Work out how many lines of the material below mention the word "that"; reply with the number only.

►

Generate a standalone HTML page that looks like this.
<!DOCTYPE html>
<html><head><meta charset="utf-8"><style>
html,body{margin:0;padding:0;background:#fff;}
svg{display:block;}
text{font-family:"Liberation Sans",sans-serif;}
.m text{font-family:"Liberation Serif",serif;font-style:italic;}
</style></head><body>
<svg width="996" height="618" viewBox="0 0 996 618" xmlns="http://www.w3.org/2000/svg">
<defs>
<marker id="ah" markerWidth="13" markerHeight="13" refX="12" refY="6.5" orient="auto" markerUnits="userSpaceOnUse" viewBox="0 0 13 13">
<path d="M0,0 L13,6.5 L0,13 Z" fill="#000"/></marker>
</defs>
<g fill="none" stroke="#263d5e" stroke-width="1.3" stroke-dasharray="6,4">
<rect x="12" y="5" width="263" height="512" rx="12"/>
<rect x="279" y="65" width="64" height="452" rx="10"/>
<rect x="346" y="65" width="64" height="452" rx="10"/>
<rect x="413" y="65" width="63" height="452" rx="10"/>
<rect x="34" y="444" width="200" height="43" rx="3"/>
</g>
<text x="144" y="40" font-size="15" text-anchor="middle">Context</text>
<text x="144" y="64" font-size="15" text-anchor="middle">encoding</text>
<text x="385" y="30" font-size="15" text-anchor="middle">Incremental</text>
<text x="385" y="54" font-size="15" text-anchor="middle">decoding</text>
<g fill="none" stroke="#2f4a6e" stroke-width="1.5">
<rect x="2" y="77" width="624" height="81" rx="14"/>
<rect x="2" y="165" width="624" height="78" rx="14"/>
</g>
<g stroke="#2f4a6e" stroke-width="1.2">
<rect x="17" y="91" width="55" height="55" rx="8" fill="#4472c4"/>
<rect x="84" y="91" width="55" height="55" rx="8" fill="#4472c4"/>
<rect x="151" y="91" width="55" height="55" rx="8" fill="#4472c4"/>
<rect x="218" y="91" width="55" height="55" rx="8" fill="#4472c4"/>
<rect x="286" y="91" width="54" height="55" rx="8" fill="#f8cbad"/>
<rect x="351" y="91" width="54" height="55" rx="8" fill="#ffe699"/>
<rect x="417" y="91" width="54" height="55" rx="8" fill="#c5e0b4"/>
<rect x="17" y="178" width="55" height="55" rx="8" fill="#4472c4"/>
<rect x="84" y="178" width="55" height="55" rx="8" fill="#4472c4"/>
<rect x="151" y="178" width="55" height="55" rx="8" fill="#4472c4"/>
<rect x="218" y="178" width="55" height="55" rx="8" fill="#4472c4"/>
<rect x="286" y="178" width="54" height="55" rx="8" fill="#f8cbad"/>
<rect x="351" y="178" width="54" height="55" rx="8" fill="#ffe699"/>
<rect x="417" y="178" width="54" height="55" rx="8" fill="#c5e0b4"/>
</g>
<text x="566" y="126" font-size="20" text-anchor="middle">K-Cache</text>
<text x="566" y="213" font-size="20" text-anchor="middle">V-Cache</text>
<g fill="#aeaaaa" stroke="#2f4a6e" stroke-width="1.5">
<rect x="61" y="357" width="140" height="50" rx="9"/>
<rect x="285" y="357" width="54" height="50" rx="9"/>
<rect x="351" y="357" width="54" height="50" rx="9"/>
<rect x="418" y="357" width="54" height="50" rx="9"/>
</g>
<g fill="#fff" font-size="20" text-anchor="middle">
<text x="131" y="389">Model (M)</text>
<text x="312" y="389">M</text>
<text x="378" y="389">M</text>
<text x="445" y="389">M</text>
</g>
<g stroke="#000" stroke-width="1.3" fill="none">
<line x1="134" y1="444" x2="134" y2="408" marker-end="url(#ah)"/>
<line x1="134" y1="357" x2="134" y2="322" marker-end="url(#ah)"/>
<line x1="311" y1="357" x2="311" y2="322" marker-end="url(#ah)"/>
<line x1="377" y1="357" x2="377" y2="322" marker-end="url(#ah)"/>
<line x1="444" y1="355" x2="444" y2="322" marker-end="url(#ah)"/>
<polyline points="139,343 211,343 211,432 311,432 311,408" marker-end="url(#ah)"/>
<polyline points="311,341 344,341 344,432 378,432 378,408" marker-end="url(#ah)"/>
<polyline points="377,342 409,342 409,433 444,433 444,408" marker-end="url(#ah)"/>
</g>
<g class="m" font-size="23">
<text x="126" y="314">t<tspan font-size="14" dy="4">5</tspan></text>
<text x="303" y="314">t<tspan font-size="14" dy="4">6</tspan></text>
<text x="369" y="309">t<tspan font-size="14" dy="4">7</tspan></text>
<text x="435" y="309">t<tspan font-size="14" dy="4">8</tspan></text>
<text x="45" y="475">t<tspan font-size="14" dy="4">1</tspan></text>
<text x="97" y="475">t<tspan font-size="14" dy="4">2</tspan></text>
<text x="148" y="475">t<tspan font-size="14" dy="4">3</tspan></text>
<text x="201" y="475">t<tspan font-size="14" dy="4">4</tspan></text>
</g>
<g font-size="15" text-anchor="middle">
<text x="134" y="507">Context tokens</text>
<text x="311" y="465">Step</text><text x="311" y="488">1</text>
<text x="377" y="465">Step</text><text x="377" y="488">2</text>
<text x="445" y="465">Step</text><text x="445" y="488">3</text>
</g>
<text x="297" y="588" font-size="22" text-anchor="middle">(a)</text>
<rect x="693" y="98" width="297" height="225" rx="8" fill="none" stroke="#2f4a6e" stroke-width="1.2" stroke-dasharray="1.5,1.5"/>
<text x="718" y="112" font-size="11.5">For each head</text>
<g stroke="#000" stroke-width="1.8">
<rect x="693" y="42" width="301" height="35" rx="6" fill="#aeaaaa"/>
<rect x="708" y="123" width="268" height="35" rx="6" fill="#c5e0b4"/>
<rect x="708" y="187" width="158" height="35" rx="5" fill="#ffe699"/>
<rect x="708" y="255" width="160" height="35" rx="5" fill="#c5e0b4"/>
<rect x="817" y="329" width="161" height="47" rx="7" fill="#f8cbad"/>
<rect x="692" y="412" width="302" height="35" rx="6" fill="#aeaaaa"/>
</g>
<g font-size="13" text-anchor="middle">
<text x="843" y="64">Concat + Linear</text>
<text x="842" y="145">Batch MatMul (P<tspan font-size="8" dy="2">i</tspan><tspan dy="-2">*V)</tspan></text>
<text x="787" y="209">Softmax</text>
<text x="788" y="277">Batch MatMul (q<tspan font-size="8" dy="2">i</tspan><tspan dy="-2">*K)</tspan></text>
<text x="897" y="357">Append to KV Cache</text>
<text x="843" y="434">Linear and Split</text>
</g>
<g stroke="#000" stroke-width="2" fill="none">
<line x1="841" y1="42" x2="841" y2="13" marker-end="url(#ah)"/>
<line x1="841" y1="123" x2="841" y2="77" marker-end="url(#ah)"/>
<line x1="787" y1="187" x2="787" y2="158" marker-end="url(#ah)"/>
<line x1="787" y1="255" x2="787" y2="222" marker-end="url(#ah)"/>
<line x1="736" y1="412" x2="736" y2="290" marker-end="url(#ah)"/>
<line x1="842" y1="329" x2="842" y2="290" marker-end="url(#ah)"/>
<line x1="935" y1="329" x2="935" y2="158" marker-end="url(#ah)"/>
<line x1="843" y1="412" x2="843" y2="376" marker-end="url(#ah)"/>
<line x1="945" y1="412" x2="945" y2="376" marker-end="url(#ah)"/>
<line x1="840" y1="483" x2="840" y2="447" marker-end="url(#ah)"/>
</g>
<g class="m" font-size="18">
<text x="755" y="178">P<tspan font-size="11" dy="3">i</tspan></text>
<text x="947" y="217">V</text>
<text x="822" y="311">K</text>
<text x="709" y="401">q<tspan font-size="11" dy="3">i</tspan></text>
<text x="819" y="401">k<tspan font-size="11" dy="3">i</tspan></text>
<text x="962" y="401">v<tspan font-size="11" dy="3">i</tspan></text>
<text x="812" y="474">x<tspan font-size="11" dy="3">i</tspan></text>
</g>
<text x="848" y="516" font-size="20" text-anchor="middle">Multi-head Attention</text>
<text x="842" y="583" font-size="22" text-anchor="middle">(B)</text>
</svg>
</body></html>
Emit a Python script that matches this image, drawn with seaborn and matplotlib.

◄

Task result
2